**Work to be completed:** Read the records and gather each line that includes "this".

**Data provided:**
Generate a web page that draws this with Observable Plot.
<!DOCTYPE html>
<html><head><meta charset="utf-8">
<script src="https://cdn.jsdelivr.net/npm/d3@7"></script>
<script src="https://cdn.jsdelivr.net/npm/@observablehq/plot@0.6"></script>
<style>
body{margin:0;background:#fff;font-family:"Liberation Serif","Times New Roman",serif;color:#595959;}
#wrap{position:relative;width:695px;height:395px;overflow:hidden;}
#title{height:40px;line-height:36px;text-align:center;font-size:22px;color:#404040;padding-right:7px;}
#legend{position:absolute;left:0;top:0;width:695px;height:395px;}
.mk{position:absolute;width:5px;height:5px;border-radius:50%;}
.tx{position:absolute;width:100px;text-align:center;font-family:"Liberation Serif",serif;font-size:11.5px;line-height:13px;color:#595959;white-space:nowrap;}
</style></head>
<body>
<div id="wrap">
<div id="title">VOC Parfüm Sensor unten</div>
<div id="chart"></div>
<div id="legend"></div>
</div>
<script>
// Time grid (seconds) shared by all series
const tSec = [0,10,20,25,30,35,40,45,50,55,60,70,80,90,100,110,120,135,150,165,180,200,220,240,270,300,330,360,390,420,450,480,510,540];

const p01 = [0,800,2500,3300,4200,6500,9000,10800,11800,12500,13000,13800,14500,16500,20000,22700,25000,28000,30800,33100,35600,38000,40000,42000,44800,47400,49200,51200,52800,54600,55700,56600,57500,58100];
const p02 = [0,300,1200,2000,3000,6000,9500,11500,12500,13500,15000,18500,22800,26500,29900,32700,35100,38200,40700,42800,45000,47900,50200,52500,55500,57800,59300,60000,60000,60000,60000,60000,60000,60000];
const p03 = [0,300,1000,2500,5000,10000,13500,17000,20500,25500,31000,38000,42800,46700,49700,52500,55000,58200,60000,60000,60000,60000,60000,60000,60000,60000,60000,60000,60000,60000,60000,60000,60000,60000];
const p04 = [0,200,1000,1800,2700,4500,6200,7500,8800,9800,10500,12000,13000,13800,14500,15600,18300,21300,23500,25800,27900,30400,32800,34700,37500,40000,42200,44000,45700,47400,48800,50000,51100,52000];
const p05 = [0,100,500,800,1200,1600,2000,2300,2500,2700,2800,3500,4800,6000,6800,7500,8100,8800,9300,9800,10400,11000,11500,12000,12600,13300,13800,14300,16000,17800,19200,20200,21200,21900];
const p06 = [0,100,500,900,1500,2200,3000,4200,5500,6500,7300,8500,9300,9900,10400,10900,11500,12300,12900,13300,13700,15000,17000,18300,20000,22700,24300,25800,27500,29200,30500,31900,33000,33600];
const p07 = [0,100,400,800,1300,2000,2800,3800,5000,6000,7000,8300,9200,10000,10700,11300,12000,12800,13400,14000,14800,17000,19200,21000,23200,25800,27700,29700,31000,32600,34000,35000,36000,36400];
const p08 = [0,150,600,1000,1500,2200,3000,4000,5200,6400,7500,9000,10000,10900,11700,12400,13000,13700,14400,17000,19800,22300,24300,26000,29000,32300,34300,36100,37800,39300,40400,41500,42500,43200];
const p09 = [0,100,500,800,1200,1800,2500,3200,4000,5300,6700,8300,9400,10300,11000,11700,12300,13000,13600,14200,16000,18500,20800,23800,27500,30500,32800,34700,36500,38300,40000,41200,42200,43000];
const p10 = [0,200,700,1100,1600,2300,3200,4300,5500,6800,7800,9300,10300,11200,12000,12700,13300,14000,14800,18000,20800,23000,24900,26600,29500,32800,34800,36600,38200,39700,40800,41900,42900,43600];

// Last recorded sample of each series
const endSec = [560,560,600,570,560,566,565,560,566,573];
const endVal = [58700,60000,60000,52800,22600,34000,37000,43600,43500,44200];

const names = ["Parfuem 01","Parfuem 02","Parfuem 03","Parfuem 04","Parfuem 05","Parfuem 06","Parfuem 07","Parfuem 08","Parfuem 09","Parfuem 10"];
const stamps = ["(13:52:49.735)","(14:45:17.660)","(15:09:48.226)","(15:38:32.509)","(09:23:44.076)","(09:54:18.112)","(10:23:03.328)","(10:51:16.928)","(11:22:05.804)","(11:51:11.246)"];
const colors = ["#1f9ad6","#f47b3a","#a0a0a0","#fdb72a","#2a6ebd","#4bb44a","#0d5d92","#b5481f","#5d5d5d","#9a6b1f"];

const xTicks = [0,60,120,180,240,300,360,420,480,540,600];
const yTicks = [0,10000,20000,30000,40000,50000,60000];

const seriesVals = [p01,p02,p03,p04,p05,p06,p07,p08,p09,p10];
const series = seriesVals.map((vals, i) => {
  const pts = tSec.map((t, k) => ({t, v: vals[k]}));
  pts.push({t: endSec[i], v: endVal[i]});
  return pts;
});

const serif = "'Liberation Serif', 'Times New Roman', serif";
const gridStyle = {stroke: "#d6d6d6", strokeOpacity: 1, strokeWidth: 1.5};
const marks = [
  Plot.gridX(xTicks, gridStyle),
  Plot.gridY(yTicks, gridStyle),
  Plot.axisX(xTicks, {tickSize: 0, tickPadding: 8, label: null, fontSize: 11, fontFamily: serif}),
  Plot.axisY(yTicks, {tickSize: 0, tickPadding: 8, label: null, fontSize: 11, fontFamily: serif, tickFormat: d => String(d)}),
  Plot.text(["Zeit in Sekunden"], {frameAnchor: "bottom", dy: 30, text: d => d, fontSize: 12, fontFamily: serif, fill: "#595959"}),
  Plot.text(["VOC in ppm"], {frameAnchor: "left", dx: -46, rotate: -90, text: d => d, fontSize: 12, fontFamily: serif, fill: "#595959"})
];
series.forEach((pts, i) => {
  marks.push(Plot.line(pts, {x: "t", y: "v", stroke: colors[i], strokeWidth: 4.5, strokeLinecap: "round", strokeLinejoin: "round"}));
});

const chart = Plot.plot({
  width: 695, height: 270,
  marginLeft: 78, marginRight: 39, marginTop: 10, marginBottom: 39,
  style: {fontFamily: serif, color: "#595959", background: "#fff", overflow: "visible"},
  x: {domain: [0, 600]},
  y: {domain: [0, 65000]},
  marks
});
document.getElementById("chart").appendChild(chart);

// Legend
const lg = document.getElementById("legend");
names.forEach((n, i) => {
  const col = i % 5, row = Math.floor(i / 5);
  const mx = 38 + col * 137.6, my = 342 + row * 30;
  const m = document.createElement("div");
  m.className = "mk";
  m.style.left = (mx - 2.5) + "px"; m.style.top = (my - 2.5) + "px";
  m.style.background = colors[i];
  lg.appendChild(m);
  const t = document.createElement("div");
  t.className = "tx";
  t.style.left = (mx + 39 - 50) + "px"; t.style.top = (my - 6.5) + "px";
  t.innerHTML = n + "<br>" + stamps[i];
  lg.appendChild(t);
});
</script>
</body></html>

* * *

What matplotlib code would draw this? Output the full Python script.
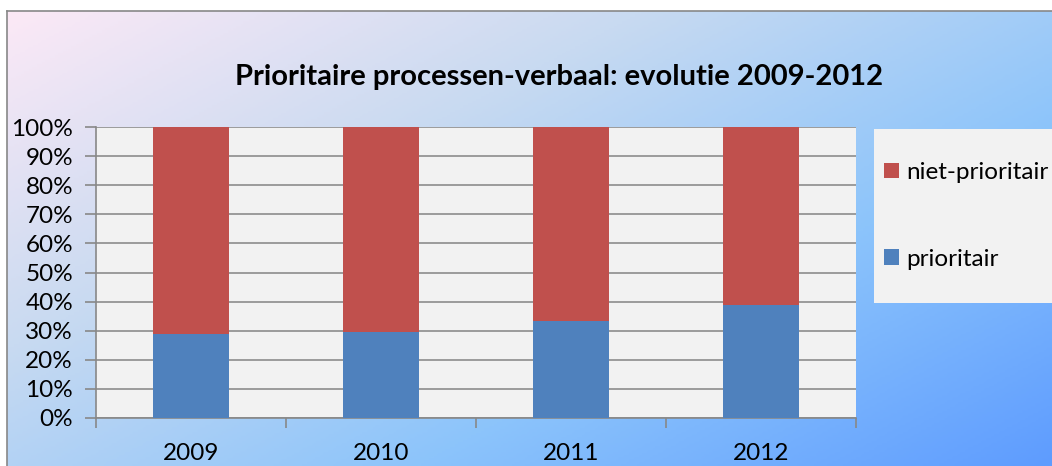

**Task response:**
Generate a web page that draws this with Observable Plot.
What matplotlib code would draw this? Output the full Python script.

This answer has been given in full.